Titi mendesak agar KPU segera membuka data para caleg yang diajukan oleh partai sehingga pemilih dan publik itu mengetahui dan mengenali para kandidat. Hal ini dapat membangun interaksi yang lebih programatik. Bukan mengandalkan pencitraan atau pun hal yang sifatnya simbolik.
"KPU jangan terlalu lama untuk mempublikasikan data dan profil para bakal caleg kita. Meskipun memang masih berubah, tapi justru dengan diikuti oleh publik, publik juga bisa ikut suara kritis. Ini untuk menjaga iklim demokrasi ini tetap bekerja, supaya tidak terjadi kesewenang wenangan perlakuan, prosesnya berjalan akuntabel," kata dia.

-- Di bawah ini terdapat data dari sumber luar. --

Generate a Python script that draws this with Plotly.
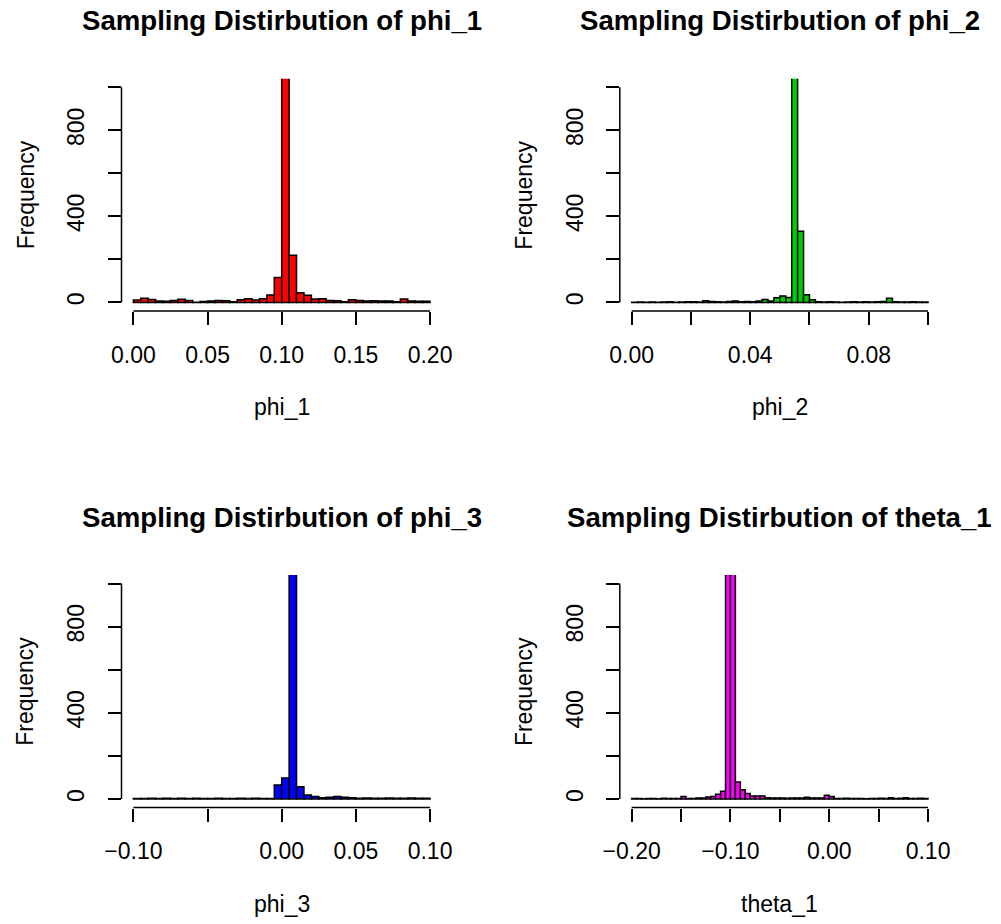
import numpy as np
import plotly.graph_objects as go

# ---------------- data ----------------
# phi_1: bins of width 0.005 starting at 0.00
phi1_start, phi1_width = 0.0, 0.005
phi1_counts = [11, 19, 14, 6, 5, 9, 15, 9, 1, 4,
               7, 9, 8, 3, 12, 17, 11, 17, 34, 116,
               1200, 219, 45, 33, 16, 17, 9, 8, 3, 12,
               9, 6, 8, 6, 7, 3, 16, 6, 5, 5]

# phi_2: bins of width 0.002 starting at 0.00
phi2_start, phi2_width = 0.0, 0.002
phi2_counts = [1, 2, 1, 2, 1, 2, 3, 1, 2, 3,
               3, 2, 8, 4, 3, 2, 4, 7, 3, 4,
               3, 6, 14, 7, 22, 30, 23, 1200, 331, 36,
               12, 3, 2, 3, 2, 1, 2, 3, 2, 3,
               2, 3, 4, 19, 3, 2, 2, 3, 2, 2]

# phi_3: bins of width 0.005 starting at -0.10
phi3_start, phi3_width = -0.10, 0.005
phi3_counts = [2, 2, 3, 2, 3, 2, 3, 2, 3, 2,
               2, 3, 2, 2, 3, 2, 3, 2, 2, 65,
               98, 1200, 57, 19, 12, 6, 8, 12, 8, 6,
               3, 4, 3, 3, 4, 3, 3, 4, 3, 3]

# theta_1: bins of width 0.005 starting at -0.20
theta1_start, theta1_width = -0.20, 0.005
theta1_counts = [2, 2, 1, 2, 2, 1, 3, 2, 2, 2,
                 12, 2, 2, 4, 4, 9, 11, 22, 36, 1200,
                 1200, 79, 43, 26, 14, 14, 14, 6, 4, 4,
                 4, 3, 5, 4, 4, 8, 4, 4, 4, 17,
                 12, 2, 2, 3, 2, 2, 2, 1, 2, 2,
                 3, 2, 6, 2, 3, 6, 2, 2, 3, 2]

names = ["phi_1", "phi_2", "phi_3", "theta_1"]
titles = ["Sampling Distirbution of phi_1", "Sampling Distirbution of phi_2",
          "Sampling Distirbution of phi_3", "Sampling Distirbution of theta_1"]
colors = ["#FF0000", "#00CD00", "#0000FF", "#FF00FF"]
xlims = [(0.0, 0.2), (0.0, 0.1), (-0.1, 0.1), (-0.2, 0.1)]
xtick_vals = [[0.0, 0.05, 0.10, 0.15, 0.20],
              [0.0, 0.02, 0.04, 0.06, 0.08, 0.10],
              [-0.10, -0.05, 0.0, 0.05, 0.10],
              [-0.20, -0.15, -0.10, -0.05, 0.0, 0.05, 0.10]]
xtick_text = [["0.00", "0.05", "0.10", "0.15", "0.20"],
              ["0.00", "", "0.04", "", "0.08", ""],
              ["\u22120.10", "", "0.00", "0.05", "0.10"],
              ["\u22120.20", "", "\u22120.10", "", "0.00", "", "0.10"]]
ytick_vals = [0, 200, 400, 600, 800, 1000]
ytick_text = ["0", "", "400", "", "800", ""]
ylim = (0, 1000)

starts = [phi1_start, phi2_start, phi3_start, theta1_start]
widths = [phi1_width, phi2_width, phi3_width, theta1_width]
counts = [phi1_counts, phi2_counts, phi3_counts, theta1_counts]

# ---------------- layout geometry ----------------
W, H = 1001, 924
cols_px = [(121.5, 441.9), (619.8, 939.9)]
rows_px = [(78.7, 311.0), (575.0, 807.6)]

FONT = "Liberation Sans, Arial, sans-serif"
FS = 23
FS_TITLE = 27.6
fig = go.Figure()
layout = dict(width=W, height=H, margin=dict(l=0, r=0, t=0, b=0, autoexpand=False),
              paper_bgcolor="white", plot_bgcolor="white", showlegend=False,
              font=dict(family=FONT, size=FS, color="black"))
annotations = []
shapes = []

for i in range(4):
    r, c = divmod(i, 2)
    sfx = "" if i == 0 else str(i + 1)
    xa, ya = "x" + sfx, "y" + sfx
    cnt = np.array(counts[i], dtype=float)
    edges = starts[i] + widths[i] * np.arange(len(cnt))
    centers = edges + widths[i] / 2
    fig.add_trace(go.Bar(x=centers, y=cnt, width=widths[i], xaxis=xa, yaxis=ya,
                         marker=dict(color=colors[i], line=dict(color="black", width=1.5)),
                         hoverinfo="skip"))
    x0, x1 = xlims[i]
    dx = 0.04 * (x1 - x0)
    dy = 0.04 * (ylim[1] - ylim[0])
    xd = [cols_px[c][0] / W, cols_px[c][1] / W]
    yd = [1 - rows_px[r][1] / H, 1 - rows_px[r][0] / H]
    layout["xaxis" + sfx] = dict(domain=xd, anchor=ya, range=[x0 - dx, x1 + dx],
                                 automargin=False,
                                 showgrid=False, zeroline=False, showline=False,
                                 tickmode="array", tickvals=xtick_vals[i], ticktext=xtick_text[i],
                                 ticks="outside", ticklen=13, tickwidth=1.5, tickcolor="black",
                                 ticklabelstandoff=10,
                                 tickfont=dict(family=FONT, size=FS, color="black"))
    layout["yaxis" + sfx] = dict(domain=yd, anchor=xa, range=[ylim[0] - dy, ylim[1] + dy],
                                 automargin=False,
                                 showgrid=False, zeroline=False, showline=False,
                                 tickmode="array", tickvals=ytick_vals, ticktext=ytick_text,
                                 ticks="outside", ticklen=13, tickwidth=1.5, tickcolor="black",
                                 tickangle=-90, ticklabelstandoff=14,
                                 tickfont=dict(family=FONT, size=FS, color="black"))
    # axis lines spanning first to last tick (R style)
    shapes.append(dict(type="line", xref=xa, yref=ya + " domain",
                       x0=xtick_vals[i][0], x1=xtick_vals[i][-1], y0=0, y1=0,
                       line=dict(color="black", width=1.5)))
    shapes.append(dict(type="line", xref=xa + " domain", yref=ya,
                       x0=0, x1=0, y0=ytick_vals[0], y1=ytick_vals[-1],
                       line=dict(color="black", width=1.5)))
    cx = (cols_px[c][0] + cols_px[c][1]) / 2 / W
    top = rows_px[r][0]
    bot = rows_px[r][1]
    # main title
    annotations.append(dict(text="<b>" + titles[i] + "</b>", xref="paper", yref="paper",
                            x=cx, y=1 - (top - 58) / H, xanchor="center", yanchor="middle",
                            showarrow=False, font=dict(family=FONT, size=FS_TITLE, color="black")))
    # x label
    annotations.append(dict(text=names[i], xref="paper", yref="paper",
                            x=cx, y=1 - (bot + 96) / H, xanchor="center", yanchor="middle",
                            showarrow=False, font=dict(family=FONT, size=FS, color="black")))
    # y label
    annotations.append(dict(text="Frequency", xref="paper", yref="paper",
                            x=(cols_px[c][0] - 96) / W, y=1 - (top + bot) / 2 / H,
                            xanchor="center", yanchor="middle", textangle=-90,
                            showarrow=False, font=dict(family=FONT, size=FS, color="black")))

layout["annotations"] = annotations
layout["shapes"] = shapes
fig.update_layout(**layout)
fig.write_html("out.html")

"Kesempatan yang lebih memadai kepada masyarakat untuk memberikan keputusan yang tepat," Titi menambahkan.
Dia mengungkapkan, keterbukaan KPU juga akan menjadi penyaring bagi caleg-caleg yang bermasalah. Selain itu, lembaga penyelenggaraan pemilu juga akan terbantu dengan kondisi tersebut.
"Ketika publik mampu mengakses profil caleg, publik kan tidak berhenti di situ. Kalau ada caleg yang dianggap atau ditemukan bermasalah, KPU juga kan akan terbantu terutama Bawaslu, karena itu akan kekuatan kontrol yang tidak membuat caleg bermasalah itu bisa lolos dalam pemilu," ucap Titi.
Selain itu, cara itu juga akan membantu pemilih untuk berhati hati menjatuhkan pilihannya. Meskipun mantan terpidana atau napi koruptor boleh maju di pemilu, tapi masyarakat ketika membuat keputusan ditopang oleh pertimbangan pertimbangan yang berdasarkan pada informasi yang memadai.
"Jadi bukan karena keterbatasan informasi atau politik jual beli suara. Mentransformasi pemilu kita menjadi lebih programatik bukan transaksional. Nah tidak mungkin itu dilakukan kalau publik sulit mengakses data dan profil serta riwayat hidup bakal caleg," dia menandaskan.